Vittorio De Sika

Vittorio De Sika

Italian film director
Date of Birth: 07.07.1901
Country: Italy

Content:
  1. Biography of Vittorio De Sica
  2. The Beginnings of Realism and Collaboration with Cesare Zavattini
  3. The Neorealist Masterpieces
  4. Later Works and Success
  5. Later Years and Legacy

Biography of Vittorio De Sica

Vittorio De Sica (07.07.1901 - 13.11.1974) was an Italian actor and film director. He was born into a family of small civil servants and studied at the Higher Commercial Institute. De Sica began his career in theater, performing in comedies and vaudevilles starting from 1924. He entered the film industry in 1918, but actively started acting in films from 1931, with his film "La vecchia signora". In director Mario Camerini's films such as "What Scoundrels Men Are" (1932), "Million Dollar Love" (1934), and "The Great Mr. Nobody" (1937), De Sica portrayed attractive and lively young Italians like drivers and journalists.

Vittorio De Sika

The Beginnings of Realism and Collaboration with Cesare Zavattini

In 1940, De Sica directed his first films - "Red Roses" (with G. Amato) and "Maddalena, Zero for Conduct". In 1941, he directed "Teresa Venerdì" (with A. Manzoni), and in 1942, "The Monk in Monza". These lyrical comedies had De Sica as the screenwriter and lead actor. "The Children Are Watching Us" (1943), a realistic film depicting the suffering of an abandoned child encountering the hypocritical and selfish adult world, was met with negative reviews from the official press, as it challenged fascist cinema. This film marked the beginning of De Sica's long creative collaboration with Cesare Zavattini.
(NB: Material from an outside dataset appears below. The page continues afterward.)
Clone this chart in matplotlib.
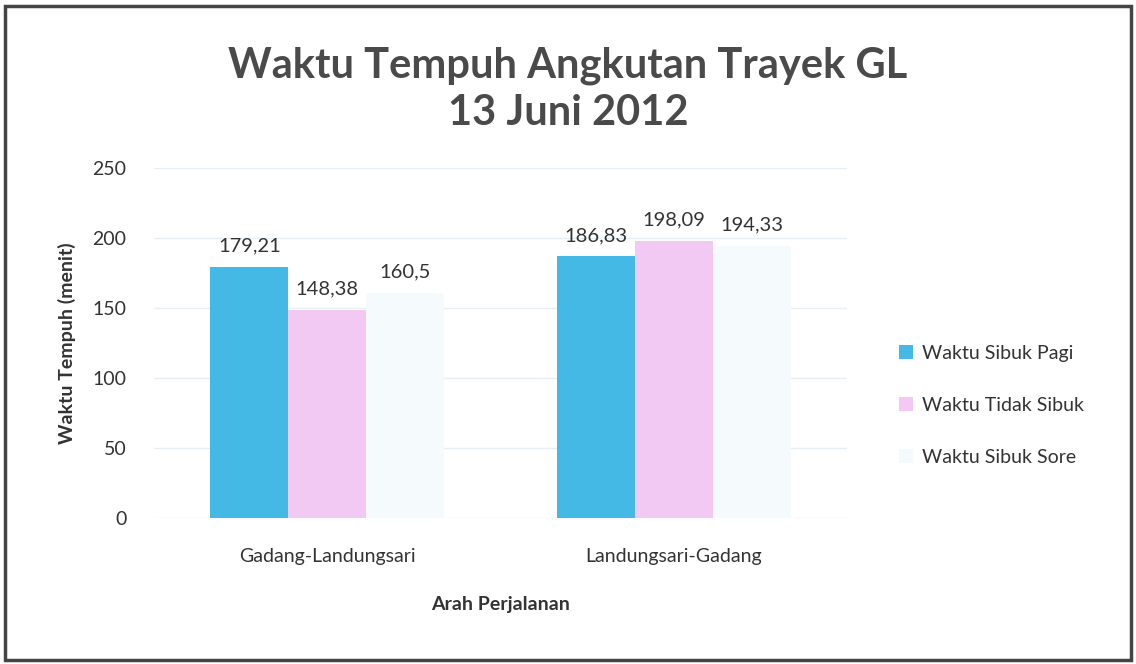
import numpy as np
import matplotlib.pyplot as plt
from matplotlib.patches import Rectangle

# data
arah = ["Gadang-Landungsari", "Landungsari-Gadang"]
seri = ["Waktu Sibuk Pagi", "Waktu Tidak Sibuk", "Waktu Sibuk Sore"]
pagi = [179.21, 186.83]
tidak_sibuk = [148.38, 198.09]
sore = [160.5, 194.33]
label_pagi = ["179,21", "186,83"]
label_tidak = ["148,38", "198,09"]
label_sore = ["160,5", "194,33"]

plt.rcParams['font.family'] = ['Lato', 'DejaVu Sans']

fig = plt.figure(figsize=(11.36, 6.64), dpi=100)
ax = fig.add_axes([0.1356, 0.22, 0.61, 0.527])

warna = ["#45b9e6", "#f2c9f2", "#f5fbfd"]
lebar = 0.225
x = np.arange(len(arah))
nilai = [pagi, tidak_sibuk, sore]
teks = [label_pagi, label_tidak, label_sore]

for i in range(3):
    pos = x + (i - 1) * lebar
    ax.bar(pos, nilai[i], lebar, color=warna[i], label=seri[i], zorder=2)
    for xx, v, t in zip(pos, nilai[i], teks[i]):
        ax.annotate(t, (xx, v), xytext=(0, 9), textcoords="offset points",
                    ha="center", va="bottom", fontsize=14.5, color="#333333")

ax.set_xlim(-0.5, 1.5)
ax.set_ylim(0, 250)
ax.set_yticks(range(0, 251, 50))
ax.set_xticks(x)
ax.set_xticklabels(arah, fontsize=14, color="#333333")
ax.tick_params(axis="y", labelsize=14, colors="#333333", length=0, pad=20)
ax.tick_params(axis="x", length=0, pad=22)
ax.grid(axis="y", color="#e6f0f4", linewidth=1, zorder=0)
for s in ax.spines.values():
    s.set_visible(False)

ax.set_ylabel("Waktu Tempuh (menit)", fontsize=14, fontweight="bold",
              color="#333333", labelpad=12)
ax.set_xlabel("Arah Perjalanan", fontsize=14, fontweight="bold",
              color="#333333", labelpad=22)

fig.suptitle("Waktu Tempuh Angkutan Trayek GL\n13 Juni 2012", y=0.93,
             fontsize=30, fontweight="bold", color="#4a4a4a", linespacing=1.3)

ax.legend(loc="center left", bbox_to_anchor=(0.776, 0.39),
          bbox_transform=fig.transFigure, frameon=False, fontsize=14,
          handlelength=0.7, handleheight=0.7, handletextpad=0.5,
          labelspacing=1.8, labelcolor="#333333")

# bingkai luar
fig.patches.append(Rectangle((0.004, 0.006), 0.992, 0.985, transform=fig.transFigure,
                             fill=False, edgecolor="#444444", linewidth=2.5))

fig.savefig("out.png", dpi=100)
The Neorealist Masterpieces

In 1946, De Sica directed "Shoeshine", a film focused on the issue of child abandonment in post-war Italy. Further developing the artistic principles of neorealism, in which De Sica was one of the pioneers, he created his most significant films: "Bicycle Thieves" (1948, Academy Award winner in 1949), which addressed the tragedy of unemployment; "Miracle in Milan" (1950, Grand Prize of the Cannes Film Festival and FIPRESCI Prize), depicting the lives of homeless beggars in Milan; and "Umberto D." (1951), which explored the tragedy of lonely, impoverished old age. In "The Roof" (1956), the director once again highlighted a pressing social issue and called for solidarity among working-class people.

Later Works and Success

In 1960, De Sica adapted Alberto Moravia's novel "Two Women" into a film, passionately protesting against fascism and war. The film centered around Cesira, a simple Italian woman who experienced the horrors of war. In 1961, together with Zavattini, he directed the satirical film "The Last Judgment" in the same style as "Miracle in Milan". In 1962, he released the anti-war film "The Condemned of Altona" (based on Jean-Paul Sartre's play). De Sica's works encompassed psychological depth, high drama, and sharp, grotesque satire, as well as light and elegant comedy. His films were characterized by exceptional craftsmanship, refined artistic taste, and impeccable ensemble acting. De Sica acted in more than 150 films, portraying aging womanizers in the 1940s and 1950s, such as in "Bread, Love and Dreams" and "Villa Borghese", talkative lawyers in "Marriage Italian Style" and "The Last Judgment", and fallen aristocrats in "Gold of Naples". In the film "General Della Rovere" (directed by Roberto Rossellini), De Sica played the role of Bertone, a speculator and swindler who collaborated with the fascists, but eventually took on the high mission of fighting fascism by falsely pretending to be a Resistance hero. The actor masterfully portrayed Bertone's complex journey of transformation.

Later Years and Legacy

Among De Sica's most significant works in the 1960s were the films featuring renowned Italian actors Sophia Loren and Marcello Mastroianni: "Yesterday, Today and Tomorrow" (1963, Academy Award winner in 1964) and "Marriage Italian Style" (based on Eduardo De Filippo's play "Filumena Marturano", 1964). In 1969, De Sica directed the film "Sunflower" (with Soviet filmmakers), and in 1970, "The Garden of the Finzi-Continis" (based on Giorgio Bassani's novel), which won the top prize at the Berlin International Film Festival and an Academy Award in 1971. The film depicted the story of young members of the aristocratic society caught in the bloody drama of fascism. In 1972, he directed the social comedy "We'll Call Him Andrea". Vittorio De Sica's works continue to be admired for their psychological depth, high drama, and satirical humor.